Bill de Blasio, the city’s public advocate and a former Democratic council member from Park Slope, called for an end to Council member items. He said other ways should be found to fund community organizations that  respond to  grassroots  needs –without a system of political privilege. At the forum, he said that member items have been used as a tool for politicians to benefit themselves, as well as an instrument for political control within a political body.

“What we have now is a system that allows both politicians to take care of their own needs, and it allows for any leader, in this case Speaker Quinn, to exercise political control through the use of that money,” de Blasio said.

“I welcome Bill’s adopting of my position on member items, which I had in 1998,” former Council member Sal Albanese, a Bay Ridge Democrat and mayoral aspirant, responded at the forum. “Bill, welcome aboard.”

Albanese said that based on past activity, de Blasio and Quinn have the same record on member items, and thereby promoted himself as the only candidate who has consistently fought to end member items. He said that when de Blasio served on the City Council, he never complained about member items.

Quinn continued the attack on de Blasio, saying that in 2005, when he was running for speaker of the City Council, he said nothing against member items.

“When you were running for a position where member items were relevant, the system was great,” Quinn said. “When you’re out, you want to change the system.”

In defense of his apparent inconsistency, de Blasio said that then, member items did not have as damaging an effect as they do today.

“Things have changed as we’ve seen more and more abuses, and that’s why we need more and more reform,” he said.

Josh Skaller, president of Central Brooklyn Independent Democrats, one of the organizations that helped organize the April 3 forum, said that the current member item system relies on the premise that each council member knows what’s best for his or her district.

“What ends up happening is that the availability of funds largely depends on the relationship between the council member and the speaker,” he said.

Skaller said that these relationships have little or nothing to do with fairness or the districts’ needs. The speaker, he said, is using member items as a political tool, not for community enhancement.

“As they are now, they should be gotten rid of,” Skaller said member items.

However, Skaller said that if they are abolished, the government must put something else in place to accomplish what they were meant to achieve. Ideally, he said, a socioeconomic calculation should be used to assure that member items are equally distributed.

The New York Public Interest Research Group supports the effort to make member items more transparent, said Gene Russianoff, an attorney and spokesman for NYPIRG.

Russianoff said that member items should not be outright banned, but that he and NYPIRG prefer participatory budgeting. This would better involve the people in the process of allocating money to different organizations.

“If I were speaker, I’d move all member items to participatory budgeting,” Russianoff said.

Former City Comproller Bill Thompson and John Liu, the current comptroller, seemed neither here nor there when the subject of member items came up.
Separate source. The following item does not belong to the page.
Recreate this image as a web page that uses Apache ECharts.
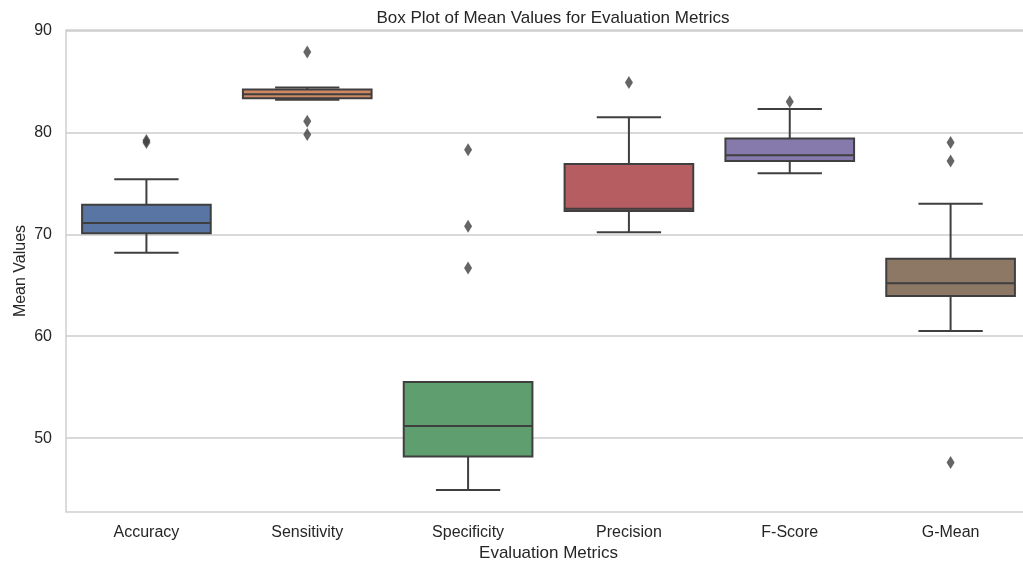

“I am not against member items, but it is clear that there are still problems there,” Thompson said.

Thompson said that member items must be based on the need of the districts and community organizations.

“Member items are a tiny piece of the city’s annual budget,” said Liu.

Liu said too much attention was being paid to the questions about member items, contrary to Albanese, who brought up the issue frequently.

Albanese spoke of member items almost exclusively when asked what makes him the candidate with the power to put an end to political corruption. Similarly, when asked if changes should be made to the city charter, Albanese immediately said that member items should be banned.

Liu said that member items are far smaller than the amount money the city spends on no-bid contracts.

“We need to overhaul the entire process, not just member items,” he said.

Photo: Candidates debate spending on Council member items at April 3 forum.